Somewhere along the way it seems like officials and riders somehow got on different sides of some imaginary line. That shouldn’t be the case. We’re all on the same side. Bike racing. The officials are there for us, the riders. So, let try to concentrate on the important aspects of the sport and let the minor stuff stay minor. We should all be working together to make the sport successful and safe.

5 thoughts on “Officiating Part II

  1. Trevor

    The late Artie Greenberg, who was at the time of his death, the only American certified as a UCI commisaire, had a saying I have tended to think of in greater terms than cycling, ever since I heard it, such as laws, regulations, and legislation, “Rules aren’t against riders, rules are FOR riders”.

  2. Ryan Fiddler

    I understand your point but I’ve also seen your teammate Jensen totally disrespect officials by littering on the course after the officials actually asked the racers not to do just that.
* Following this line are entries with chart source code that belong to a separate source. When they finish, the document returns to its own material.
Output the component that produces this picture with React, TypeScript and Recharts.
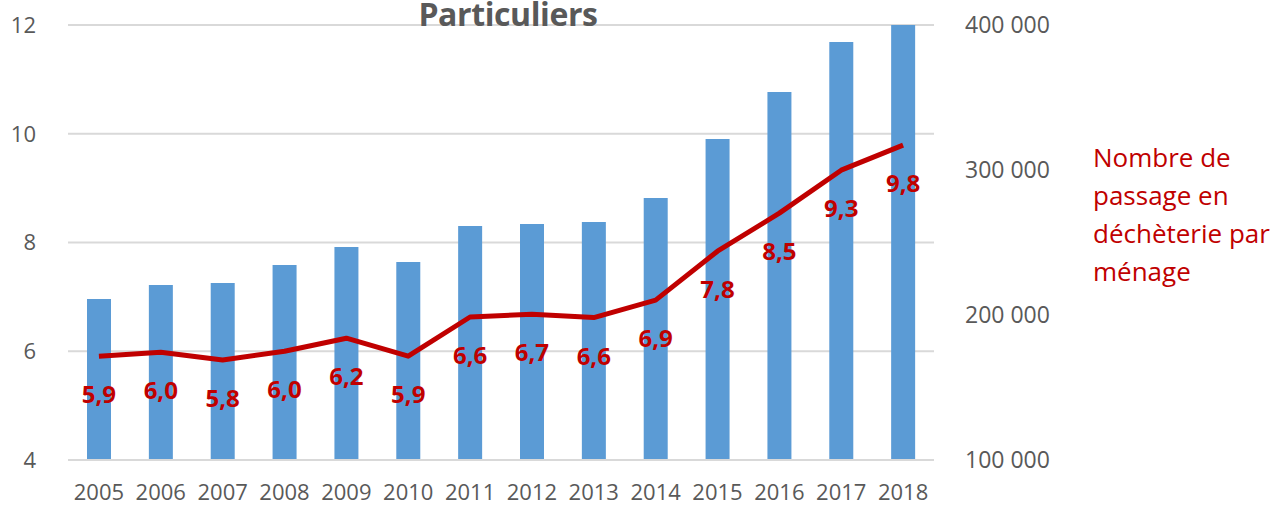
import React from 'react';
import { ComposedChart, Bar, Line, XAxis, YAxis, CartesianGrid, LabelList } from 'recharts';

const years = ['2005', '2006', '2007', '2008', '2009', '2010', '2011', '2012', '2013', '2014', '2015', '2016', '2017', '2018'];
// nombre de passages (axe de droite)
const passages = [211000, 220700, 222000, 234500, 246900, 236500, 261400, 262800, 264100, 280700, 321400, 353800, 388300, 400700];
// passages par ménage (axe de gauche)
const parMenage = [5.91, 5.98, 5.84, 6.0, 6.24, 5.91, 6.63, 6.68, 6.62, 6.94, 7.84, 8.54, 9.33, 9.79];

const leftTicks = [4, 6, 8, 10, 12];
const rightTicks = [100000, 200000, 300000, 400000];

const data = years.map((year, i) => ({ year, passages: passages[i], menage: parMenage[i] }));

const FONT = '"Open Sans", sans-serif';
const GREY = '#595959';
const RED = '#c00000';

const fmtThousands = (n: number) => String(n).replace(/\B(?=(\d{3})+(?!\d))/g, ' ');

const renderLabel = (props: any) => {
  const { x, y, value } = props;
  return (
    <text
      x={x}
      y={y + 47}
      textAnchor="middle"
      fill={RED}
      fontFamily={FONT}
      fontWeight={700}
      fontSize={24}
    >
      {Number(value).toFixed(1).replace('.', ',')}
    </text>
  );
};

export default function App() {
  return (
    <div style={{ position: 'absolute', left: 0, top: 0, width: 1286, height: 506, background: '#fff', fontFamily: FONT }}>
      <ComposedChart width={1286} height={506} data={data} margin={{ top: 25, right: 0, bottom: 0, left: 0 }}>
        <CartesianGrid yAxisId="left" vertical={false} stroke="#d9d9d9" strokeWidth={2} />
        <XAxis
          dataKey="year"
          height={46}
          axisLine={{ stroke: '#d9d9d9', strokeWidth: 2 }}
          tickLine={false}
          tickMargin={18}
          tick={{ fill: GREY, fontSize: 22, fontFamily: FONT }}
          interval={0}
        />
        <YAxis
          yAxisId="left"
          orientation="left"
          width={68}
          domain={[4, 12]}
          ticks={leftTicks}
          axisLine={false}
          tickLine={false}
          tickMargin={26}
          tick={{ fill: GREY, fontSize: 22, fontFamily: FONT }}
        />
        <YAxis
          yAxisId="right"
          orientation="right"
          width={352}
          domain={[100000, 400000]}
          ticks={rightTicks}
          allowDataOverflow
          axisLine={false}
          tickLine={false}
          tickMargin={25}
          tickFormatter={fmtThousands}
          tick={{ fill: GREY, fontSize: 23, fontFamily: FONT, textAnchor: 'start' }}
        />
        <Bar yAxisId="right" dataKey="passages" fill="#5b9bd5" barSize={24} isAnimationActive={false} />
        <Line
          yAxisId="left"
          dataKey="menage"
          type="linear"
          stroke={RED}
          strokeWidth={5}
          strokeLinejoin="round"
          dot={false}
          isAnimationActive={false}
        >
          <LabelList dataKey="menage" content={renderLabel} />
        </Line>
      </ComposedChart>
      <div
        style={{
          position: 'absolute', left: 398, top: -1, width: 220, textAlign: 'center',
          fontSize: 32, lineHeight: '30px', fontWeight: 700, color: GREY, letterSpacing: -0.4,
        }}
      >
        Particuliers
      </div>
      <div
        style={{
          position: 'absolute', left: 1093, top: 138, width: 200,
          fontSize: 26, lineHeight: '38px', color: RED,
        }}
      >
        Nombre de<br />passage en<br />déchèterie par<br />ménage
      </div>
    </div>
  );
}
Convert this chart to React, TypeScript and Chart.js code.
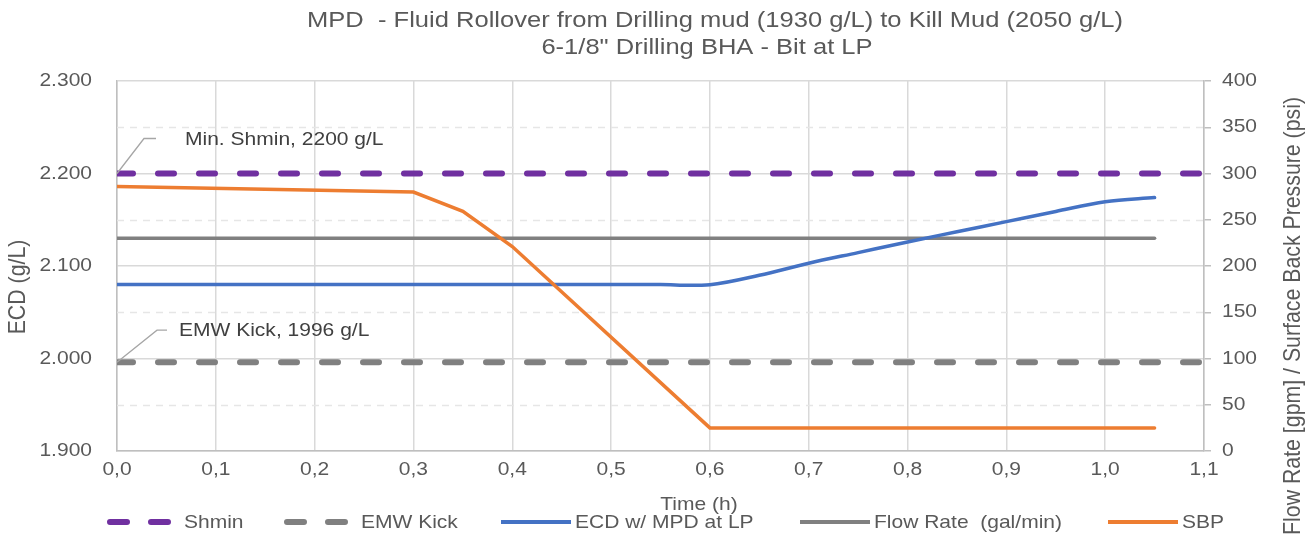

Therefore, I also understand the officials intolerance towards racers and there occasional outbursts. I’ve seen racers do everything they ask us not to do over and over after they ask, racers are too often disrespectful to officials.

  3. Yellow Line in Texas

    Totally agree with you. Since I know you race down here in Texas, you know how every cat gets a very loud preaching to about our infamous yellow line. This past weekend was the first all year that we didn’t get yelled for any reason at the start and the yellow line b.s. Always threatening to DQ a whole team, but they haven’t done it yet.

    You would have enjoyed yourself down here this past weekend and made a buck or two. Next year see you at Lago too!